El domingo, 31 de marzo de 2013


EL PRIMER DOMINGO DE LA PASCUA

(Lucas 24:1-12)


La tía María ha muerto.  Era persona querida: dedicada a la familia, generosa con la parroquia, y devota a Dios.  Sus hermanos quieren prepararle para el día en que resucite de la fosa. Llaman a Don Miguel, el director de pompas fúnebres, para atender el cadáver.  Le traen la ropa que a ella le gustaba llevar más, y de él le escogen un ataúd de calidad.  Así encontramos al grupo de mujeres yendo al sepulcro de Jesús en el evangelio.

Las mujeres llegan a su destinación en la mera madrugada.  Quieren lavar el cuerpo de Jesús de la sangre, sudor, y mugre acumulados en la ordalía de la crucifixión.  Porque aceptan su enseñanza sobre la resurrección, piensan en preservar el cuerpo con perfumes hasta ese día glorioso al final de los tiempos.  Hoy día muchos cristianos siguen esta costumbre. Además ponen los cuerpos en la tierra con caras dirigidas al oriente porque creen que Cristo vendrá como el sol naciente. 

Estos seguidores de Cristo se desconciertan con el abandono de las tradiciones funerarias entre sus parientes y amigos.  Piensan que la preferencia creciente de calcinar los restos falte la comprensión adecuada de la muerte cristiana.  Se preguntan si aquellos que quieran contar historias del muerto en lugar de rezar por su alma aprecien la muerte como el umbral de la casa de Dios.  Las mujeres sienten un desconcierto semejante cuando ven la piedra del sepulcro retirada pero no ven el cuerpo de Jesús adentro.  Sin duda, se preguntan ¿quién se ha llevado a su querido maestro? 

No demoran mucho en su inquietud cuando dos ángeles se les presentan.  Les informan que Jesús ha resucitado como había dicho.  Dicen que no van a encontrarlo entre los muertos.  Es la misma esperanza que amparamos nosotros cuando moramos, al menos por nuestros espíritus.  Queremos ser enumerados entre los vivos con Dios. Sabemos que la resurrección de la carne tendrá que aguardar el final de los tiempos.  Pero hay referencia desde san Pablo hasta san Juan que con la muerte el espíritu reside con Cristo.

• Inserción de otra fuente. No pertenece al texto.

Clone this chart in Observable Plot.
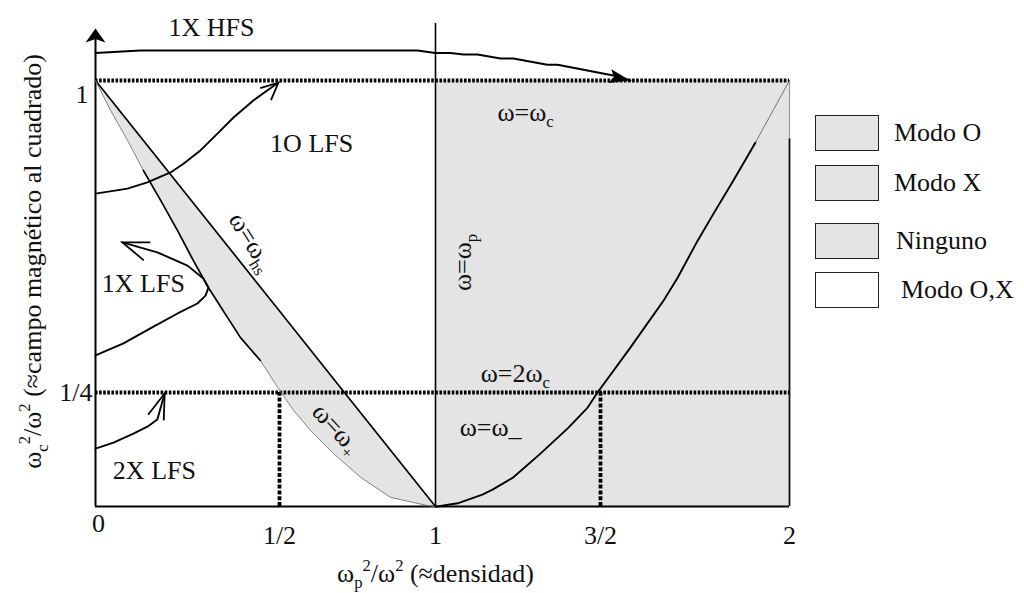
<!DOCTYPE html>
<html><head><meta charset="utf-8">
<script src="https://cdn.jsdelivr.net/npm/d3@7"></script>
<script src="https://cdn.jsdelivr.net/npm/@observablehq/plot@0.6"></script>
<style>
body{margin:0;background:#fff;font-family:'Liberation Serif',serif;}
#wrap{position:relative;width:1024px;height:593px;overflow:hidden;}
#wrap svg{position:absolute;left:0;top:0;z-index:0;}
#legend{position:absolute;left:815px;top:115px;width:209px;height:200px;z-index:2;}
.item{position:absolute;left:0;display:flex;align-items:center;white-space:nowrap;font-size:26px;color:#111;font-family:'Liberation Serif',serif;}
.sw{width:62px;height:34px;border:1.7px solid #222;}
</style></head><body><div id="wrap"><div id="legend"></div></div>
<script>
// ---------- data ----------
const xTicks = [0, 0.5, 1, 1.5, 2];
const xTickLabels = ["0", "1/2", "1", "3/2", "2"];
const yTicks = [0.25, 1];
const yTickLabels = ["1/4", "1"];
const xTitle = "ω_{p}^{2}/ω^{2} (≈densidad)";
const yTitle = "ω_{c}^{2}/ω^{2} (≈campo magnético al cuadrado)";

// ω = ω_hs (upper hybrid) line
const hybridX = [0, 0.5, 0.708, 1];
const hybridY = [1, 0.446, 0.25, 0];
// ω = ω+ cutoff
const rCutX = [0, 0.041, 0.087, 0.130, 0.177, 0.223, 0.266, 0.307, 0.359, 0.394, 0.448, 0.495, 0.545, 0.599, 0.673, 0.760, 0.856, 0.974, 1];
const rCutY = [1, 0.928, 0.856, 0.784, 0.712, 0.639, 0.567, 0.502, 0.430, 0.382, 0.327, 0.262, 0.211, 0.167, 0.116, 0.064, 0.020, 0.002, 0];
// ω = ω_ cutoff
const lCutX = [1, 1.006, 1.067, 1.142, 1.173, 1.236, 1.318, 1.403, 1.461, 1.491, 1.579, 1.667, 1.704, 1.757, 1.799, 1.852, 1.910, 2];
const lCutY = [0, 0, 0.007, 0.026, 0.037, 0.064, 0.116, 0.173, 0.217, 0.25, 0.358, 0.471, 0.526, 0.615, 0.680, 0.760, 0.851, 1];
// access paths
const hfs1XX = [0, 0.122, 0.567, 0.942, 1, 1.045, 1.085, 1.127, 1.197, 1.236, 1.339, 1.370, 1.534, 1.579];
const hfs1XY = [1.066, 1.072, 1.072, 1.072, 1.066, 1.066, 1.0625, 1.0625, 1.053, 1.053, 1.038, 1.038, 1.012, 1.0];
const lfs1OX = [0, 0.087, 0.141, 0.204, 0.239, 0.285, 0.332, 0.375, 0.429, 0.497];
const lfs1OY = [0.728, 0.740, 0.755, 0.779, 0.800, 0.832, 0.873, 0.911, 0.952, 0.995];
const lfs1XX = [0, 0.076, 0.149, 0.223, 0.277, 0.299, 0.307, 0.293, 0.250, 0.168, 0.073];
const lfs1XY = [0.339, 0.368, 0.404, 0.440, 0.464, 0.483, 0.502, 0.524, 0.555, 0.587, 0.611];
const lfs2XX = [0, 0.049, 0.103, 0.141, 0.168, 0.188];
const lfs2XY = [0.127, 0.140, 0.160, 0.175, 0.191, 0.248];

const resonanceLevels = [1, 0.25];      // ω=ωc, ω=2ωc
const crossingX = [0.5, 1.5];           // where cutoffs meet ω=2ωc
const plasmaLine = [1];                 // ω=ωp
const shadedX = [1, 2], shadedY = [0, 1];
const yAxisTop = 1.125, plasmaTop = 1.137, edgeFade = 0.86;

const labelTexts = ["1X HFS", "1O LFS", "1X LFS", "2X LFS", "ω=ω_{c}", "ω=2ω_{c}", "ω=ω_", "ω=ω_{p}", "ω=ω_{hs}", "ω=ω_{+}"];
const labelX = [0.315, 0.603, 0.130, 0.160, 1.273, 1.242, 1.167, 1.082, 0.425, 0.683];
const labelY = [1.127, 0.849, 0.512, 0.079, 0.923, 0.296, 0.173, 0.5625, 0.612, 0.171];

const legendLabels = ["Modo O", "Modo X", "Ninguno", "Modo O,X"];
const legendShaded = [true, true, true, false];

// ---------- styles ----------
const grey = "#e4e4e4";
const FONT = "'Liberation Serif', serif";
const labelRot = [0, 0, 0, 0, 0, 0, 0, -90, 58, 47];
const pts = (xs, ys) => xs.map((x, i) => ({x, y: ys[i]}));

function rot(px, py, deg) {
  const t = deg * Math.PI / 180;
  return [px * Math.cos(t) - py * Math.sin(t), px * Math.sin(t) + py * Math.cos(t)];
}
function chevron(half, deg) {
  const a = half * Math.PI / 180;
  return {draw(ctx, size) {
    const r = Math.sqrt(size / Math.PI);
    const p1 = rot(-r * Math.sin(a), r * Math.cos(a), deg);
    const p2 = rot(r * Math.sin(a), r * Math.cos(a), deg);
    ctx.moveTo(p1[0], p1[1]); ctx.lineTo(0, 0); ctx.lineTo(p2[0], p2[1]);
  }};
}
function head(wr, notch, deg) {
  return {draw(ctx, size) {
    const L = Math.sqrt(size / Math.PI);
    const q = [[0, 0], [-wr * L, L], [0, notch * L], [wr * L, L]].map(p => rot(p[0], p[1], deg));
    ctx.moveTo(q[0][0], q[0][1]);
    for (let i = 1; i < q.length; i++) ctx.lineTo(q[i][0], q[i][1]);
    ctx.closePath();
  }};
}

const rCut = pts(rCutX, rCutY);
const lCut = pts(lCutX, lCutY);
const hybrid = pts(hybridX, hybridY);
const sliver = [...rCut, ...hybrid.slice().reverse()];
const hfs1X = pts(hfs1XX, hfs1XY);
const lfs1O = pts(lfs1OX, lfs1OY);
const lfs1X = pts(lfs1XX, lfs1XY);
const lfs2X = pts(lfs2XX, lfs2XY);
const last = a => [a[a.length - 1]];
const idx = labelTexts.map((_, i) => i);

const dotted = {stroke: "#000", strokeWidth: 3.8, strokeDasharray: "2.6,1.5"};
const T = {fontSize: 26, fontFamily: FONT, fill: "#111"};

const svg = Plot.plot({
  width: 1024, height: 593,
  marginTop: 0, marginRight: 0, marginBottom: 0, marginLeft: 0,
  x: {type: "linear", domain: xTicks, range: [95, 279, 435, 600, 789], axis: null},
  y: {type: "linear", domain: [0, 0.25, 1], range: [506, 392, 80], axis: null},
  style: {fontFamily: FONT, background: "white"},
  marks: [
    Plot.rect([0], {x1: () => shadedX[0], x2: () => shadedX[1], y1: () => shadedY[0], y2: () => shadedY[1], fill: grey}),
    Plot.line(sliver, {x: "x", y: "y", fill: grey, stroke: "none"}),
    // frame lines
    Plot.ruleY([0], {x1: () => xTicks[0], x2: () => xTicks[4], stroke: "#000", strokeWidth: 2}),
    Plot.ruleX([0], {y1: () => 0, y2: () => yAxisTop - 0.015, stroke: "#000", strokeWidth: 2}),
    Plot.ruleX(plasmaLine, {y1: () => 0, y2: () => plasmaTop, stroke: "#000", strokeWidth: 1.6}),
    Plot.ruleX([2], {y1: () => 0, y2: () => edgeFade, stroke: "#111", strokeWidth: 1.8}),
    Plot.ruleX([2], {y1: () => edgeFade, y2: () => 1, stroke: "#999", strokeWidth: 1.2}),
    // dotted levels
    Plot.ruleY(resonanceLevels, {x1: () => 0, x2: () => 2, ...dotted}),
    Plot.ruleX(crossingX, {y1: () => 0, y2: () => 0.25, stroke: "#000", strokeWidth: 3.8, strokeDasharray: "4,1.8"}),
    // boundaries
    Plot.line(hybrid, {x: "x", y: "y", stroke: "#000", strokeWidth: 1.7}),
    Plot.line(rCut, {x: "x", y: "y", stroke: "#777", strokeWidth: 0.9}),
    Plot.line(rCut.filter(d => d.x >= 0.13 && d.x <= 0.45), {x: "x", y: "y", stroke: "#000", strokeWidth: 1.7}),
    Plot.line(lCut.filter(d => d.x <= 1.91), {x: "x", y: "y", stroke: "#000", strokeWidth: 1.9}),
    Plot.line(lCut.filter(d => d.x >= 1.91), {x: "x", y: "y", stroke: "#666", strokeWidth: 0.9}),
    // access paths
    Plot.line(hfs1X, {x: "x", y: "y", stroke: "#000", strokeWidth: 2}),
    Plot.line(lfs1O, {x: "x", y: "y", stroke: "#000", strokeWidth: 1.9}),
    Plot.line(lfs1X, {x: "x", y: "y", stroke: "#000", strokeWidth: 1.9}),
    Plot.line(lfs2X, {x: "x", y: "y", stroke: "#000", strokeWidth: 1.9}),
    // arrowheads
    Plot.dot([{x: 0, y: yAxisTop}], {x: "x", y: "y", r: 14, symbol: head(0.71, 0.75, 0), fill: "#000", stroke: "none"}),
    Plot.dot(last(hfs1X), {x: "x", y: "y", r: 21, symbol: head(0.33, 0.8, 102), fill: "#000", stroke: "none"}),
    Plot.dot(last(lfs1O), {x: "x", y: "y", r: 19, symbol: chevron(25, 48), fill: "none", stroke: "#000", strokeWidth: 1.8}),
    Plot.dot(last(lfs1X), {x: "x", y: "y", r: 28, symbol: chevron(20, -70), fill: "none", stroke: "#000", strokeWidth: 1.8}),
    Plot.dot(last(lfs2X), {x: "x", y: "y", r: 27, symbol: chevron(18, 20), fill: "none", stroke: "#000", strokeWidth: 1.8}),
    // tick labels
    Plot.text(xTicks.slice(0, 1), {x: d => d, y: () => 0, text: (d, i) => xTickLabels[i], dx: 3, dy: 17, ...T}),
    Plot.text(xTicks.slice(1), {x: d => d, y: () => 0, text: (d, i) => xTickLabels[i + 1], dy: 29, ...T}),
    Plot.text(yTicks.slice(0, 1), {x: () => 0, y: d => d, text: (d, i) => yTickLabels[i], textAnchor: "end", dx: -3, ...T}),
    Plot.text(yTicks.slice(1), {x: () => 0, y: d => d, text: (d, i) => yTickLabels[i + 1], textAnchor: "end", dx: -7, dy: 14, ...T}),
    // axis titles
    Plot.text([xTitle], {x: () => 1, y: () => 0, text: d => d, dy: 67, ...T}),
    Plot.text([yTitle], {x: () => -0.17, y: () => 0.565, text: d => d, rotate: -90, ...T}),
    // region / curve labels
    Plot.text(idx, {x: i => labelX[i], y: i => labelY[i], text: i => labelTexts[i], rotate: i => labelRot[i], ...T})
  ]
});
document.getElementById("wrap").insertBefore(svg, document.getElementById("legend"));

// sub/superscripts
function rich(root) {
  root.querySelectorAll("text").forEach(t => {
    const s = t.textContent;
    if (!/[_^]\{/.test(s)) return;
    const fs = parseFloat(getComputedStyle(t).fontSize) || 26;
    const parts = [];
    const re = /([_^])\{([^}]*)\}/g;
    let m, pos = 0;
    while ((m = re.exec(s))) {
      if (m.index > pos) parts.push({t: s.slice(pos, m.index), k: ""});
      parts.push({t: m[2], k: m[1]});
      pos = re.lastIndex;
    }
    if (pos < s.length) parts.push({t: s.slice(pos), k: ""});
    t.textContent = "";
    let off = 0;
    parts.forEach(p => {
      const ts = document.createElementNS("http://www.w3.org/2000/svg", "tspan");
      const target = p.k === "_" ? 0.24 * fs : p.k === "^" ? -0.42 * fs : 0;
      if (target !== off) ts.setAttribute("dy", (target - off).toFixed(2));
      off = target;
      if (p.k) ts.setAttribute("font-size", (0.64 * fs).toFixed(1));
      ts.textContent = p.t;
      t.appendChild(ts);
    });
  });
}
rich(svg);

// legend
const legendTops = [0, 50, 108, 157];
const legendTextGap = [15, 15, 17, 22];
const lg = document.getElementById("legend");
legendLabels.forEach((lab, i) => {
  const it = document.createElement("div");
  it.className = "item";
  it.style.top = legendTops[i] + "px";
  const sw = document.createElement("div");
  sw.className = "sw";
  sw.style.background = legendShaded[i] ? grey : "#fff";
  const tx = document.createElement("span");
  tx.textContent = lab;
  tx.style.marginLeft = legendTextGap[i] + "px";
  it.appendChild(sw); it.appendChild(tx);
  lg.appendChild(it);
});
</script></body></html>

Las madres nos han inculcado estas creencias con costumbres pascuales.  Pintan huevos como signo de la resurrección: como la cáscara está rota por el polluelo nuevo, así está roto el sepulcro de Jesús por su resurrección y un día estarán rotas nuestras fosas.  Asimismo compran nueva ropa por sus hijos para demostrar cómo la resurrección de Jesús nos ha vuelto en nuevas personas ya destinadas para la vida eterna.  Similarmente las mujeres del evangelio van a los discípulos varones con las buenas noticias de la resurrección.  Tratan de explicar la revuelta de vida que han experimentado.

Pero los hombres no les creen.  Escuchan su anuncio como desvarío a lo mejor porque el mensaje es inaudito.  Aun después de ver el sepulcro vacío Pedro no lo cuenta como creíble. Así muchos quedan incrédulos hoy día.  Dirán que no pueden aceptar el testimonio de los evangelios porque no se ha repetido la resurrección de la muerte.  Como científicos buscando la verdad con experimentos controlados reservan su afirmación mientras a menudo sus vidas disuelven en pedazos.  En cambio, nosotros aceptamos no sólo el testimonio de los primeros cristianos sino lo de los santos a través de veinte siglos cuyas vidas han sido transformadas por la fe.  Hombres como Francisco de Asís y mujeres como Dorothy Day reflejan tanto el gozo como la rectitud de vida una vez que aceptan la fe en Jesús. 

Los católicos negros de Nueva Orleans tienen una costumbre funeraria llamativa.  En lugar de ir en coches a la fosa del muerto, siguen el ataúd a pie del umbral del cementerio.  No lo hacen en silencio con caras bajas sino casi bailando al tono de la “Marcha de los santos”.  Creen con toda el alma que los espíritus de los buenos no se encuentran entre los muertos sino los vivos.  Creen que los espíritus de los buenos viven.